I recently had a conversation with my sister about whether or not the highly gifted are narcissistic. The conversation only went so far as she had many people to cite that she knew who were “highly gifted” to base her opinion that the highly gifted were narcissistic on, while I, despite having friends who are physicists and various other advanced degrees, can honestly only point to less than a handful of people I have known who I would call highly gifted. Lots of people lots smarter than I am, but that is not such a high bar. The point is as WW makes: many claim to be highly gifted but almost all who so claim are not; only 0.1% of the population has an IQ of 145 or greater, by definition, and even accounting for the self-selection bias inherent in academic achievement, you won’t really meet up with too many of the world’s true sigma outliers.
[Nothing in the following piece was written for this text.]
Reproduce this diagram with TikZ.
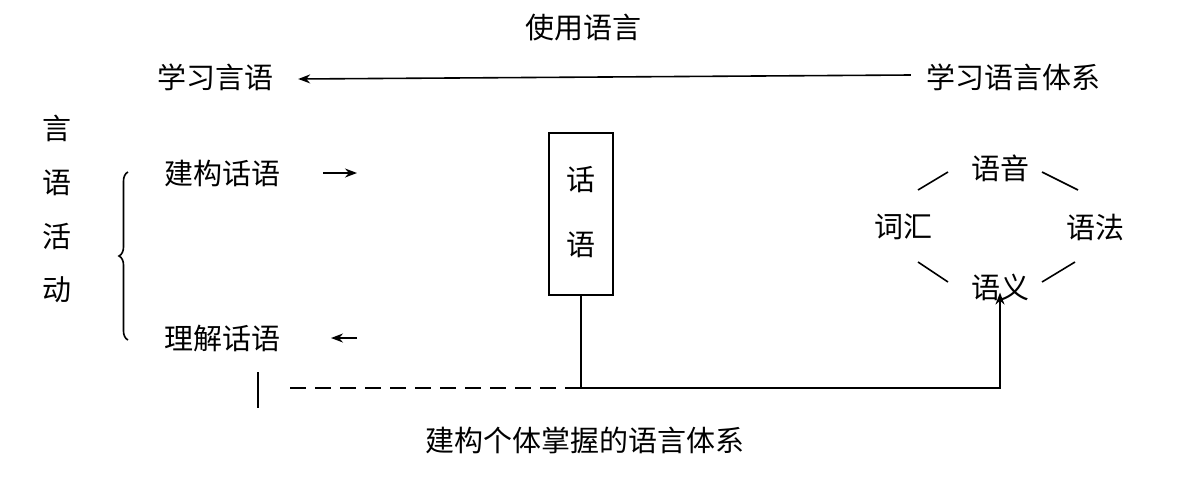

The very few I have known though have been pretty damn funny, down to earth, and pretty wide ranging in their intellectual curiosity. I’ve felt honored to know them. But anecdotes aint worth much.

On preview - Shagnasty’s Principle it is!

Which IQ test is it that only goes up to 150, again?

I’m not sure what you’re asking, Malleus, Incus, Stapes!. Are you claiming that you heard of this test with a maximum of 150 sometime years ago in your reading? Are you claiming that you heard it discussed on the SDMB at some point? Are you claiming that someone in this thread mentioned it? What are you talking about precisely?